Her stepfather played guitar by ear, as did a couple of his friends who would come visit, she said. 

“I did ask them to teach me, but they declined because they were self-taught,” she said. 

But her mother, who played the piano, got Sudler started with lessons when she was 8.

“She was so proud when she purchased that piano,” she said. “My teacher was named Dr. Lewis.” 

Then her aunt, Marlene Robertson, helped her get started on guitar. And later, she took guitar lessons at the Wharton Centre at 22nd and Cecil B. Moore Avenue. 

“My first guitar teacher was Carol Friedman,”  Sudler said. “She taught folk guitar, which I still love to play and incorporate into my music quite a bit.”

Sudler devoted her life to becoming one of the area’s finest jazz musicians. Most jazz buffs knew her as a world-class jazz guitarist, but she also played drums and piano, and she composed, arranged, sang and wrote poetry and created numerous jazz albums.

Early in her career, Sudler worked with vibraphonist Khan Jamal in the Sounds of Liberation ensemble, a trailblazing band that mixed jazz and funk – and devoted its 1970 social activism to Black empowerment. The group, based in Germantown and Mt. Airy, also included Byard Lancaster on the alto saxophone, Billy Mills on bass, Dwight James on drums, Omar Hill and William Brister (Rashid Salim) on percussion. 

It would literally take an article all its own to list every jazz luminary she has played with since then, but I will mention just a few: Sonny Fortune, Freddie Hubbard, Hugh Masekela, Trudy Pitts, Odean Pope, Shirley Scott, Archie Shepp and Grover Washington Jr.

Like many musicians, Sudler didn’t just play music.
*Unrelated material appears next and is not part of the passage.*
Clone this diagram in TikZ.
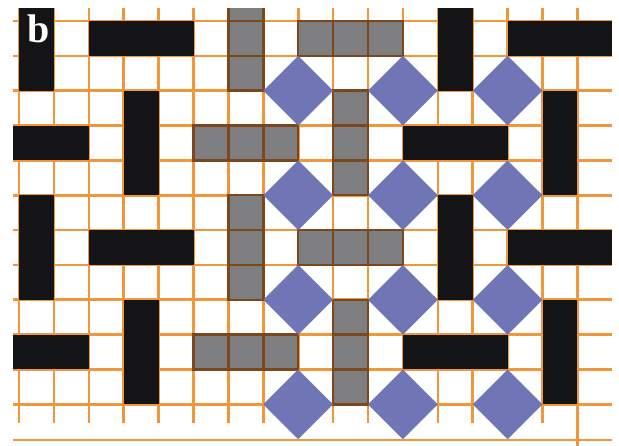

She also had to take on extra jobs to make ends meet. 

“I had two sons to support once my marriage was done, so I worked as a cashier, bank teller, and in mental health and administration. I would step outside the music box if I had to,” she said. “Music is my ministry, though.”

Sudler graduated from Roosevelt Junior High School and Germantown High School. She attended the prestigious Berklee College of Music in Boston for a summer program but could not continue because “my mother was in between financially - she made too much for me to get tuition assistance and too little to afford the cost,” she said. 

Much later Sudler earned a degree in music from Temple University’s Esther Boyer College of Music, studying music therapy, composition and performance.

During her long career, Sudler performed for large and small audiences. Among other projects, she was commissioned to compose music for the Philadelphia Jazz Project; Retro Love, the Kimmel Center Jazz residency; and Jazz Bridge Philadelphia. She created the choral arrangement of her own composition, "Standing Up," for an all-female ensemble, the esteemed Anna Crusis Feminist Choir. In 2009, she organized and hosted the Philadelphia Jazz Summit, which featured outstanding guitarists from many different genres and lasted 10 years. 

Of all her albums, she told me, her favorite was “Time for a Change,” which originally was released in the mid-1970s.

“She was amazing, so caring and talented,” Sudler’s friend Gloria Rohlfs, of Mt. Airy, said last week. “She was the first musician I heard when I moved to Philly in 1989, a woman guitarist, inspirational.”

Sudler is survived by her brothers, Truman and Duane; her sons Erik and Lemar Honesty, and three grandchildren. A viewing will be held Saturday, Sept. 3, 9 to 11 a.m., at First United Methodist Church of Germantown, 6001 Germantown Ave.